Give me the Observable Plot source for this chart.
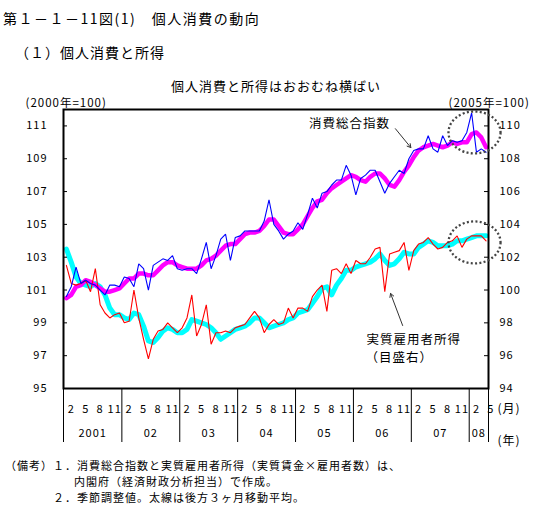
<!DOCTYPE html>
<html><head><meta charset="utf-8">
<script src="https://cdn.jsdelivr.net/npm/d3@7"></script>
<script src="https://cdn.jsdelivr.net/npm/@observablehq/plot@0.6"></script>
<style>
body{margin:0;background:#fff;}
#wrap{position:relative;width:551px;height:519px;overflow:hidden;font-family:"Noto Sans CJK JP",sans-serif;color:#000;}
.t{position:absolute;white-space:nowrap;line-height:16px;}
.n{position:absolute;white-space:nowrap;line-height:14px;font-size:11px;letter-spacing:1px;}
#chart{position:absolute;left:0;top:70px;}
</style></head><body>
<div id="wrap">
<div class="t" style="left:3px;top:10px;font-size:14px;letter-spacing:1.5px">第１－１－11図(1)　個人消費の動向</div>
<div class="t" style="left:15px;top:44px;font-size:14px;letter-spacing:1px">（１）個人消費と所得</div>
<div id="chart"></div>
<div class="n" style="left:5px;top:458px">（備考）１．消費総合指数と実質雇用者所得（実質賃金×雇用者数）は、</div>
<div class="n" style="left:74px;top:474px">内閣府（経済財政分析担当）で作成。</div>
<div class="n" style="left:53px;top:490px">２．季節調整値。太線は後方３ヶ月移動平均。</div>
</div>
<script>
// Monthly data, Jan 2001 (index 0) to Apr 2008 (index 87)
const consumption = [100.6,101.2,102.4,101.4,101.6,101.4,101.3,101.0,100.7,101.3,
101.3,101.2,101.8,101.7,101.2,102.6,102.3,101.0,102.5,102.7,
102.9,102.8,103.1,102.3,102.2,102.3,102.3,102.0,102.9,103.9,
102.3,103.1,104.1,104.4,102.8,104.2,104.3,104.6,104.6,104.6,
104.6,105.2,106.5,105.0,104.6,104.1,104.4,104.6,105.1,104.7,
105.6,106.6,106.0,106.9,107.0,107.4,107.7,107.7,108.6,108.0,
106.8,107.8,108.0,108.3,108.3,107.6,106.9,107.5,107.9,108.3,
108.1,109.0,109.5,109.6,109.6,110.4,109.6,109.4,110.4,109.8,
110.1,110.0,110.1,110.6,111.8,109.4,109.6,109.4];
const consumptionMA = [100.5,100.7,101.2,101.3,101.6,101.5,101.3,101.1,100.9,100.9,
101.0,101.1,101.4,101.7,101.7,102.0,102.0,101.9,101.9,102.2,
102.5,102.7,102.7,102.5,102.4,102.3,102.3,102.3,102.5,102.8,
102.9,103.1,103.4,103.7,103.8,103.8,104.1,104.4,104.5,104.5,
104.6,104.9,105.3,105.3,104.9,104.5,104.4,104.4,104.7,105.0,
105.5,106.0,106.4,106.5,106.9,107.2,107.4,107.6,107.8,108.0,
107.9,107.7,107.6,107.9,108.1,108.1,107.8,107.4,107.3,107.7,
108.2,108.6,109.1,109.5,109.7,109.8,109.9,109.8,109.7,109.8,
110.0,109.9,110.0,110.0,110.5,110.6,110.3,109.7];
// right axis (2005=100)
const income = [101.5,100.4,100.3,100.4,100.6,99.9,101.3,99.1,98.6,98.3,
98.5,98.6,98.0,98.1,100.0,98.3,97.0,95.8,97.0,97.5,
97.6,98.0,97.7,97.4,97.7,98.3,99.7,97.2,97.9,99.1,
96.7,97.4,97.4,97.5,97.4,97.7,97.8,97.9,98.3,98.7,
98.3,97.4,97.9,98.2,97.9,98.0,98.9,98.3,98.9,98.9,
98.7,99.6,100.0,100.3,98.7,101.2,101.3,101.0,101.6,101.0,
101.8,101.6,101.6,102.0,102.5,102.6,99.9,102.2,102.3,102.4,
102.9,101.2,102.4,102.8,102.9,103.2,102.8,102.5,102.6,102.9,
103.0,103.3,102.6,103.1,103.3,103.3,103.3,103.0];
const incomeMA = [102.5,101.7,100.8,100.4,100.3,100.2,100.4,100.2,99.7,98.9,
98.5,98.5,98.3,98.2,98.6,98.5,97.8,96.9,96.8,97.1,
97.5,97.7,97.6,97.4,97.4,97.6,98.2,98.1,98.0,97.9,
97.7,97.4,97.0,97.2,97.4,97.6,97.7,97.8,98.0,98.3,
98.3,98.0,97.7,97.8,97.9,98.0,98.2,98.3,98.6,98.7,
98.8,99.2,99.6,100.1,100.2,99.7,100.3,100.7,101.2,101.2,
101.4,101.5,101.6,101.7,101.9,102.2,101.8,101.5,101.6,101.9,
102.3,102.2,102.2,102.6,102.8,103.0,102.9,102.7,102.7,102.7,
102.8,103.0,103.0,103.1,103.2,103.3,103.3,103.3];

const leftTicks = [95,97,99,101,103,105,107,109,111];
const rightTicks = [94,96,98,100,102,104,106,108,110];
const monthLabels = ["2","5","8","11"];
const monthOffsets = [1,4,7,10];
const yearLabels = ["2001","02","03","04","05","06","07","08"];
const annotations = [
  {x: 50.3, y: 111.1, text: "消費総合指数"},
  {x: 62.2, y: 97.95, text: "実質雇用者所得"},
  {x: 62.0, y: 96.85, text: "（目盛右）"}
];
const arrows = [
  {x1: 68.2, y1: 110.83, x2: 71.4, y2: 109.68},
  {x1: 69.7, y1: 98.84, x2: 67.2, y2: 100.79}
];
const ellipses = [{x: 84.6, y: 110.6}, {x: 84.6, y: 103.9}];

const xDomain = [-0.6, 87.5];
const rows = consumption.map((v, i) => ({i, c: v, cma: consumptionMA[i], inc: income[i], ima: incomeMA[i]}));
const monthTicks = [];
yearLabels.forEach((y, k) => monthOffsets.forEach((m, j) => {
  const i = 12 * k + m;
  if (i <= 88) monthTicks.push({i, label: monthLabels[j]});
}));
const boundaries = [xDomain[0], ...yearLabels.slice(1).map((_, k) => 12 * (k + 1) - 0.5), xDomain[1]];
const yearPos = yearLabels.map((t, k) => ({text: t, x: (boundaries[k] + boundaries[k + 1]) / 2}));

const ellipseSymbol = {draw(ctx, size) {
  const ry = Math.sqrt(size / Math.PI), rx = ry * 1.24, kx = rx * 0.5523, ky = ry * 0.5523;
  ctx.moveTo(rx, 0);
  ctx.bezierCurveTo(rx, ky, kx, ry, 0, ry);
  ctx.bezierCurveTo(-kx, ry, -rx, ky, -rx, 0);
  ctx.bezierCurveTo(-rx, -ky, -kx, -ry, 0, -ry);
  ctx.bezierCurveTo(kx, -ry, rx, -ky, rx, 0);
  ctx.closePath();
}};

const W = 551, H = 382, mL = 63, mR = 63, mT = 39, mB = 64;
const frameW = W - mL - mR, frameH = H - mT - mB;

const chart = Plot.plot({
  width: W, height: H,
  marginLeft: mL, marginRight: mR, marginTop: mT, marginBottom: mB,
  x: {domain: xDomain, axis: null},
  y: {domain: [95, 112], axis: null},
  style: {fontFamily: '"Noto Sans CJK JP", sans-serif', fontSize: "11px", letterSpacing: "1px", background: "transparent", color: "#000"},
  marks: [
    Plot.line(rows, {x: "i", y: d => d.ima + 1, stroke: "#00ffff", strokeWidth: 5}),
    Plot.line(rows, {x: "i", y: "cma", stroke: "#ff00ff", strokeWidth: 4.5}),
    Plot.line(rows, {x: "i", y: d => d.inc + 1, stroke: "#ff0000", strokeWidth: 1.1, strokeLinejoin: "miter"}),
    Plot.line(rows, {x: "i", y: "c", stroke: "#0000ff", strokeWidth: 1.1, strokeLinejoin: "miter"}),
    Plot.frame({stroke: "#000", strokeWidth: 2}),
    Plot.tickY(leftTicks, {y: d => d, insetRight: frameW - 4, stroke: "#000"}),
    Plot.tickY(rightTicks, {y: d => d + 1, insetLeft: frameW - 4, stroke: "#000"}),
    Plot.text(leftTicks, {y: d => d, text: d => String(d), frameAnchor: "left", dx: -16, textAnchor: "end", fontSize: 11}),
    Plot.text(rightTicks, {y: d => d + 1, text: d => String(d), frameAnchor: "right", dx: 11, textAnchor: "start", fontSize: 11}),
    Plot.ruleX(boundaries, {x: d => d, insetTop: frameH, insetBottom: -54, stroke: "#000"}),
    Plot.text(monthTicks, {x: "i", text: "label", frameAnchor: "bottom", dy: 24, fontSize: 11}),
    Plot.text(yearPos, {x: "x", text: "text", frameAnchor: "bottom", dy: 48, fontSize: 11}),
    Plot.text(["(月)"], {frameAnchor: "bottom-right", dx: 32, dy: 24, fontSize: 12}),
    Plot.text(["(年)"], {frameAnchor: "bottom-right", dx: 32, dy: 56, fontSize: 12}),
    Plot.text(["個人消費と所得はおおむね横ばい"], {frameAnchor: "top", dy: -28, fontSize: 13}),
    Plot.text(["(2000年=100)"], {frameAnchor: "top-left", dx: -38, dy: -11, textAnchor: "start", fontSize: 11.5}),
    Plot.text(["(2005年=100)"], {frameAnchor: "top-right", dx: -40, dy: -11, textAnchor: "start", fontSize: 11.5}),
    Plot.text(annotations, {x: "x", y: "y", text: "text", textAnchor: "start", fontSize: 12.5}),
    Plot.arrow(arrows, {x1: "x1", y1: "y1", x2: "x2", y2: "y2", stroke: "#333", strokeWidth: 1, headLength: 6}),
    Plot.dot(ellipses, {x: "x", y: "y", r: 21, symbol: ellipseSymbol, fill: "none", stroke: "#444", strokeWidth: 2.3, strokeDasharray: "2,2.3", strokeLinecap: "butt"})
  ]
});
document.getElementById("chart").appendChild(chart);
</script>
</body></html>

◇ ◇ ◇

■ **Written task**
Tally up the lines holding the word "chart" in the data above, and answer with that figure only.

■ **In response**
5